Dr. Robert Sapolsky, a Stanford neurobiologist, explains how chronic stress actually damages the hippocampus, the brain region responsible for memory formation. "Prolonged stress doesn't just make you feel bad," he writes in his book "Why Zebras Don't Get Ulcers," "it physically changes your brain in ways that impair cognitive function."
This isn't weakness—it's neurobiology. When your system is flooded with cortisol (the stress hormone) for months on end, your brain physically adapts in ways that prioritize survival over normal functioning.
For men going through divorce, this stress can manifest in numerous ways:
Memory lapses (like forgetting your address)
Difficulty concentrating at work
Sleep disruption
Physical symptoms like digestive issues or headaches
Emotional numbness or unexpected emotional outbursts
And yet, despite the prevalence of these experiences, many men suffer in silence, believing they should be "strong enough" to handle the pressure without showing cracks.
The reality, according to psychologist Dr. Terry Real, is that men are often taught to internalize stress rather than process it. "Men are raised to hide vulnerability," he explains, "which makes stress-related symptoms feel like personal failures rather than normal responses to abnormal circumstances."
The rent for my room took 80% of what remained after child support. I was angry. Frustrated. Every day was an exercise in survival, with no breathing room for recovery. The constant cognitive load meant my brain was in perpetual fight-or-flight mode, leaving little capacity for normal memory function.
When that collections call came, my brain simply couldn't access information that should have been automatic. It wasn't early-onset dementia or a character flaw—it was my nervous system screaming that it had reached capacity.
Your Power Moves
Practice Self-Awareness: Recognize stress symptoms before they peak. Keep a daily stress journal to track physical sensations, thought patterns, and emotional responses that signal your stress levels are rising. (Self-Awareness)
Create Grounding Routines: Develop a morning ritual that includes deep breathing and writing down your full name, address, and three goals for the day. This strengthens neural pathways that stress can disrupt. (Mindset Shift)
Build a Stress Response Plan: Identify your personal stress triggers and prepare specific responses for each. For financial calls, keep a written script with your basic information nearby. (Organization)
Establish a Support Network: Identify at least three people you can call when stress becomes overwhelming. Be specific about what you need: "I need to vent," "I need advice," or "I just need company." (Leveraging Connections)
Schedule Stress Relief: Block time for activities that lower cortisol levels—exercise, meditation, time in nature. Treat these appointments as non-negotiable as work meetings. (Trust)
Seek Professional Help: Consider working with a therapist who specializes in divorce and stress management. Many offer sliding scale fees for those facing financial hardship. (Leveraging Connections)

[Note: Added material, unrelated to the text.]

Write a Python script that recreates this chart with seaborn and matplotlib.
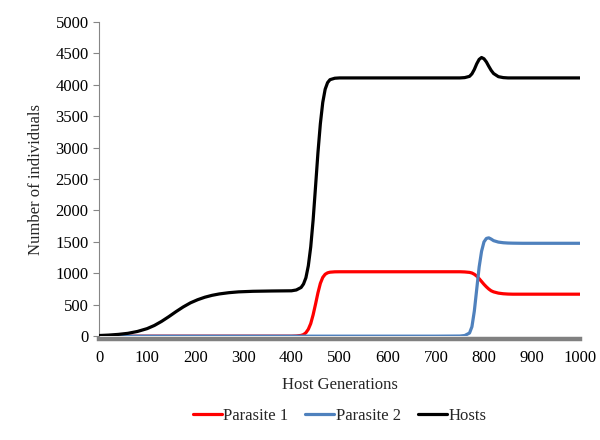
import numpy as np
import matplotlib
matplotlib.use("Agg")
import matplotlib.pyplot as plt
import pandas as pd
import seaborn as sns

# Host generations sampled (denser where the curves change)
generations = [0, 20, 40, 60, 80, 100, 115, 130, 145, 160, 175, 190, 205, 220, 235,
               250, 270, 290, 320, 360, 400,
               410, 420, 425, 430, 435, 440, 445, 450, 455, 460, 465, 470, 475, 480, 490, 500,
               550, 600, 650, 700, 750, 760, 770, 775, 780, 785, 790, 795, 800, 805,
               810, 815, 820, 830, 840, 850, 860, 880, 900, 950, 1000]

hosts = [10, 17, 28, 45, 75, 120, 170, 235, 310, 390, 465, 530, 580, 620, 650,
         672, 692, 705, 714, 719, 722,
         735, 775, 830, 930, 1120, 1420, 1850, 2380, 2920, 3380, 3720, 3930, 4035, 4082, 4105, 4110,
         4110, 4110, 4110, 4110, 4110, 4115, 4135, 4175, 4245, 4335, 4405, 4435, 4415, 4365,
         4295, 4230, 4180, 4130, 4115, 4110, 4110, 4110, 4110, 4110, 4110]

parasite1 = [0, 0, 0, 0, 0, 0, 0, 0, 0, 0, 0, 0, 0, 0, 0,
             0, 0, 0, 0, 0, 0,
             3, 12, 25, 55, 110, 200, 340, 510, 690, 840, 935, 985, 1008, 1018, 1024, 1025,
             1025, 1025, 1025, 1025, 1025, 1022, 1015, 1005, 985, 955, 915, 870, 825, 785,
             750, 722, 705, 685, 675, 670, 668, 668, 668, 668, 668]

parasite2 = [0, 0, 0, 0, 0, 0, 0, 0, 0, 0, 0, 0, 0, 0, 0,
             0, 0, 0, 0, 0, 0,
             0, 0, 0, 0, 0, 0, 0, 0, 0, 0, 0, 0, 0, 0, 0, 0,
             0, 0, 0, 0, 2, 10, 50, 150, 400, 750, 1100, 1350, 1500, 1555,
             1565, 1545, 1520, 1497, 1487, 1482, 1480, 1478, 1478, 1478, 1478]

df = pd.DataFrame({"Host Generations": generations,
                   "Parasite 1": parasite1,
                   "Parasite 2": parasite2,
                   "Hosts": hosts})
long = df.melt(id_vars="Host Generations", var_name="Series", value_name="Number")

sns.set_style("white")
plt.rcParams['font.family'] = ['Liberation Serif', 'DejaVu Serif']

fig = plt.figure(figsize=(6, 4.4), dpi=100)
ax = fig.add_axes([0.165, 0.236, 0.802, 0.714])

palette = {"Parasite 1": "#FF0000", "Parasite 2": "#4F81BD", "Hosts": "#000000"}
sns.lineplot(data=long, x="Host Generations", y="Number", hue="Series",
             palette=palette, linewidth=2.3, ax=ax, zorder=3)

ax.set_xlim(0, 1000)
ax.set_ylim(0, 5000)
ax.set_xticks(range(0, 1001, 100))
ax.set_yticks(range(0, 5001, 500))
ax.tick_params(axis="both", labelsize=12, colors="black")
ax.tick_params(axis="y", length=4, width=0.8, color="#868686", direction="out", left=True)
ax.tick_params(axis="x", length=0, pad=8)

for s in ["top", "right"]:
    ax.spines[s].set_visible(False)
ax.spines["left"].set_color("#868686")
ax.spines["left"].set_linewidth(0.8)
ax.spines["bottom"].set_color("#808080")
ax.spines["bottom"].set_linewidth(3.2)
ax.spines["bottom"].set_position(("outward", 2))
ax.spines["bottom"].set_zorder(1)

ax.set_xlabel("Host Generations", fontsize=12, labelpad=8)
ax.set_ylabel("Number of individuals", fontsize=12, labelpad=8)

leg = ax.legend(loc="center", bbox_to_anchor=(0.5, -0.255), ncol=3,
                frameon=False, fontsize=12, handlelength=1.75, handletextpad=0.1,
                columnspacing=1.0)
for line in leg.get_lines():
    line.set_linewidth(2.3)

fig.savefig("out.png", dpi=100)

The path through divorce-related stress isn't about eliminating it completely—it's about developing resilience and recovery strategies that prevent it from hijacking your brain and your life.
The day I forgot my address became a turning point. It showed me I couldn't simply power through—I needed a systematic approach to managing the unprecedented stress in my life. By acknowledging the problem and developing specific strategies to address it, I gradually reclaimed not just my memory, but my sense of agency in a chaotic time.
Remember: forgetting your address doesn't mean you're falling apart—it means you're carrying too much. And you don't have to carry it alone.